My question is very specific and it looks towards adjusting for non-response in a survey that has no design weight (or any weight for that matter). I need help in finding out how to solve this problem using stata and was wondering if anyone of you could kindly paste an example from one of their work where they used stata to adjust for unit non-response.

The dataset I have is of a government training program that that has around 127000 observations in total. These 127000 trainees were then samples using a SRS on gender whereby we drew around 6700 observations. When the team was sent out to survey these 6700 people, around 4200 responded while the remainder were either not available or refused to respond.

I am really stuck and getting confused each time i browse the internet for help as there is hardly any method out there performed in stata which I can use to understand how someone rightly solved this problem. I know this sounds desperate but I really need help for this.

Hope to hear from the community.

PS: I know this is non health related however the method I am looking for probably works in every case which is why I am thought of asking the question here

SRS = stratified random sample?

And the core of your question is to adjust for non-response right? So you are assuming your non-responders have different characteristics than the responders (which is likely true). As you don’t have any weights (yet), do you have any information on characteristics (e.g. sex, age, education, anything?) from both the responders and non-responders? Or was the goal of the survey to collect various characteristics and you now only have them in the responders?

1 Like

Hello scboone (not sure about your real name)

Yes, the sample was a stratified random sampling (gender-wise).

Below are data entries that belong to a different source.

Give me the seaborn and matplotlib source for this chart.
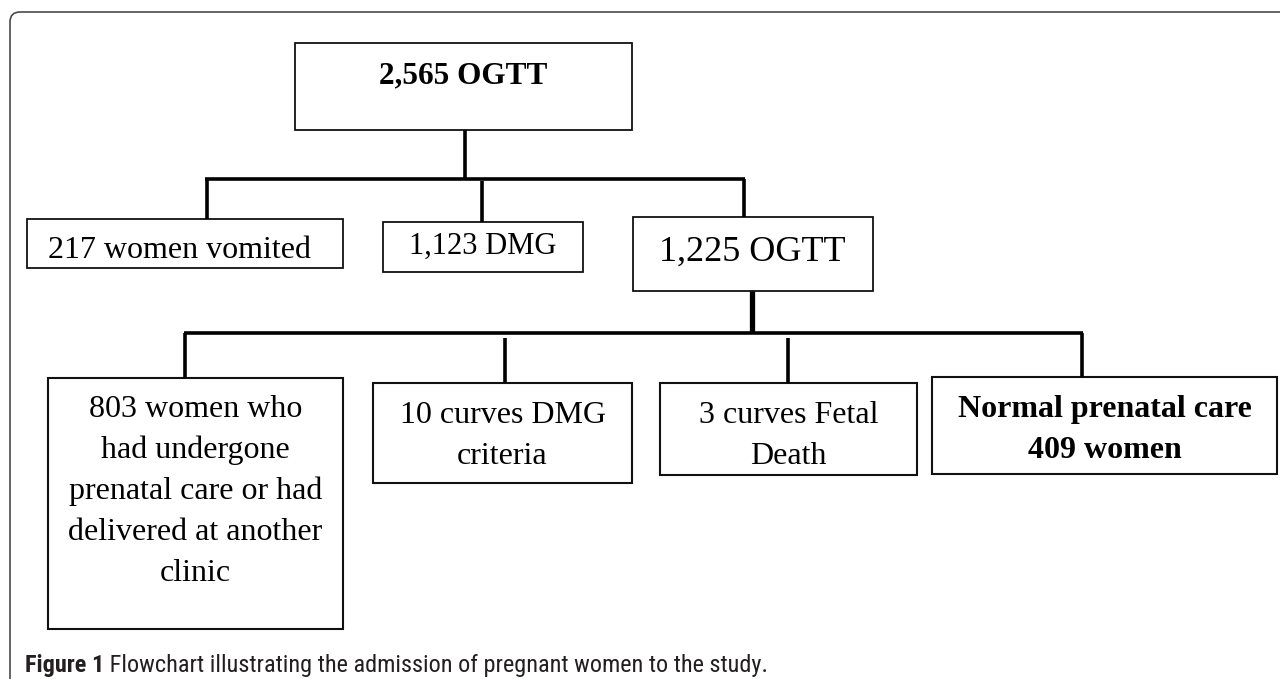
import matplotlib
matplotlib.use("Agg")
import matplotlib.pyplot as plt
import seaborn as sns
from matplotlib import font_manager
from matplotlib.patches import Rectangle, FancyBboxPatch

# flowchart content
top_label = "2,565 OGTT"
level1_labels = ["217 women vomited", "1,123 DMG", "1,225 OGTT"]
level2_labels = [
    ["803 women who", "had undergone", "prenatal care or had", "delivered at another", "clinic"],
    ["10 curves DMG", "criteria"],
    ["3 curves Fetal", "Death"],
    ["Normal prenatal care", "409 women"],
]
caption_bold = "Figure 1"
caption_text = " Flowchart illustrating the admission of pregnant women to the study."

# layout in pixels (x0, y0, x1, y1), y downwards
top_box = (295, 43, 632, 130)
level1_boxes = [(27, 219, 343, 268), (383, 222, 583, 272), (633, 217, 873, 291)]
level2_boxes = [(48, 378, 343, 629), (373, 383, 632, 483), (660, 383, 917, 475), (932, 377, 1277, 474)]

sns.set_theme(style="white")
serif = "Liberation Serif"
names = {f.name for f in font_manager.fontManager.ttflist}
cap_font = "Roboto"
for cand in ["Roboto Condensed", "Liberation Sans Narrow", "Open Sans Condensed"]:
    if cand in names:
        cap_font = cand
        break

fig = plt.figure(figsize=(12.8, 6.79), dpi=100)
ax = fig.add_axes([0, 0, 1, 1])
ax.set_xlim(0, 1280)
ax.set_ylim(679, 0)
ax.axis("off")

# outer frame with rounded corner
frame = FancyBboxPatch((10, 12), 1320, 720, boxstyle="round,pad=0,rounding_size=10",
                       fill=False, ec="#4a4a4a", lw=1.2)
ax.add_patch(frame)


def box(b, lw=1.3):
    x0, y0, x1, y1 = b
    ax.add_patch(Rectangle((x0, y0), x1 - x0, y1 - y0, fill=False, ec="#111111", lw=lw))


def line(xs, ys, lw=2.6):
    ax.plot(xs, ys, color="black", lw=lw, solid_capstyle="butt")


# boxes
box(top_box)
for b in level1_boxes:
    box(b)
for b in level2_boxes:
    box(b, lw=1.5)

# connectors
line([465, 465], [130, 179])
line([205, 745], [179, 179])
line([207, 207], [179, 219])
line([482, 482], [181, 222])
line([744, 744], [179, 217])
line([752, 752], [291, 333], lw=3.8)
line([184, 1083], [333, 333])
line([185, 185], [333, 378])
line([505, 505], [338, 383])
line([788, 788], [338, 383])
line([1082, 1082], [333, 377])

# texts
ax.text(463, 83, top_label, ha="center", va="baseline", fontsize=22.5,
        fontweight="bold", family=serif, color="black")
ax.text(48, 258, level1_labels[0], ha="left", va="baseline", fontsize=23, family=serif, color="black")
ax.text(483, 254, level1_labels[1], ha="center", va="baseline", fontsize=22, family=serif, color="black")
ax.text(752, 261, level1_labels[2], ha="center", va="baseline", fontsize=26, family=serif, color="black")

first_base = [417, 423, 423, 417]
for i, lines in enumerate(level2_labels):
    x0, y0, x1, y1 = level2_boxes[i]
    cx = (x0 + x1) / 2
    weight = "bold" if i == 3 else "normal"
    for j, s in enumerate(lines):
        ax.text(cx, first_base[i] + j * 41, s, ha="center", va="baseline", fontsize=23,
                fontweight=weight, family=serif, color="black")

# caption, sized to span the same width as in the figure
cap_size = 16
t1 = ax.text(25, 672, caption_bold, ha="left", va="baseline", fontsize=cap_size,
             fontweight="bold", family=cap_font, color="#231f20")
fig.canvas.draw()
renderer = fig.canvas.get_renderer()
inv = ax.transData.inverted()
x_end = inv.transform((t1.get_window_extent(renderer=renderer).x1, 0))[0]
t2 = ax.text(x_end, 672, caption_text, ha="left", va="baseline", fontsize=cap_size,
             family=cap_font, color="#231f20")
fig.canvas.draw()
right = inv.transform((t2.get_window_extent(renderer=renderer).x1, 0))[0]
scale = (769 - 25) / (right - 25)
cap_size = cap_size * scale
t1.set_fontsize(cap_size)
fig.canvas.draw()
x_end = inv.transform((t1.get_window_extent(renderer=renderer).x1, 0))[0]
t2.set_fontsize(cap_size)
t2.set_x(x_end)

fig.savefig("out.png", dpi=100, facecolor="white")
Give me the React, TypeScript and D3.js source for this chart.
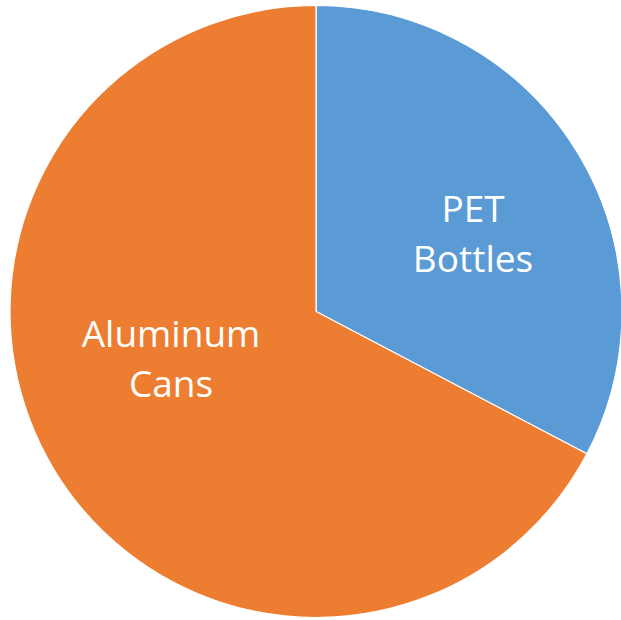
import React from "react";
import * as d3 from "d3";

// Share of collected beverage containers
const categories = ["PET Bottles", "Aluminum Cans"];
const shares = [32.7, 67.3];
const labelLines = [["PET", "Bottles"], ["Aluminum", "Cans"]];

const colors = ["#5B9BD5", "#ED7D31"];

const W = 621;
const H = 620;
const CX = 316;
const CY = 311.5;
const R = 306;

// Label block offsets relative to the pie centre, per slice
const labelOffsets: [number, number][] = [
  [157, -79],
  [-145, 46],
];

export default function App() {
  const pie = d3
    .pie<number>()
    .sort(null)
    .value((d) => d);
  const arcs = pie(shares);
  const arc = d3.arc<d3.PieArcDatum<number>>().innerRadius(0).outerRadius(R);

  const fontSize = 37;
  const lineGap = 50;

  return (
    <svg
      width={W}
      height={H}
      style={{ position: "fixed", left: 0, top: 0, background: "#fff" }}
    >
      <g transform={`translate(${CX},${CY})`}>
        {arcs.map((a, i) => (
          <path
            key={categories[i]}
            d={arc(a) || ""}
            fill={colors[i]}
            stroke="#fff"
            strokeWidth={1.2}
          />
        ))}
        {arcs.map((a, i) => {
          const [ox, oy] = labelOffsets[i];
          const lines = labelLines[i];
          const top = oy - ((lines.length - 1) * lineGap) / 2;
          return (
            <text
              key={"lbl" + i}
              textAnchor="middle"
              fill="#fff"
              fontFamily="'Open Sans', 'Noto Sans', sans-serif"
              fontSize={fontSize}
            >
              {lines.map((ln, j) => (
                <tspan
                  key={j}
                  x={ox}
                  y={top + j * lineGap}
                  dominantBaseline="central"
                >
                  {ln}
                </tspan>
              ))}
            </text>
          );
        })}
      </g>
    </svg>
  );
}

The core is definitely to adjust for non-response. I do have information for both responders and non-responders which includes age, sex etc but not marital status. I am trying to use stata to form these weights and I have been searching online for a concrete method for going about this. If you want I can somehow send you the datafile which you can also have a look at but at the moment I need to understand exactly how to go about adjusting for non-response.

I have read on post-stratification which is a calibration for non response weights but to calibrate the method in use talks about using logit to determine propensity score and take its predicted inverse. However, the clear steps are not provided and it will be wonderful if you can kindly help me out.

Thank you

Sorry for bumping this post, just thought I ask if you might have figured out something

I guess post-stratification is a good option. All you have to do is use response (No=0, Yes=1) as the outcome in a logistic regression model. The model should include all the variables you have both for the responders and non-responders (age, sex, etc). After fitting the model, predict the probability of response § for for each individual. Then take 1/P as the weight for responders and 1/(1-P) as the weight for non-responders. Once you have the weights, verify they sum up to the total of your observations (6700). To do the analysis, svyset your data and use svy: [whatever command you need here] [var: whatever variable you need here]. I haven’t done this in a long time. Thus, I suggest you check my definition of the weights.

If this seems to complicated, and you have the age, gender, whatever other-variable(s) distribution for the whole population (the 6700 or the 127000) you can just do a direct standardization. Actually, that’s what you are doing above.

I hope this helps.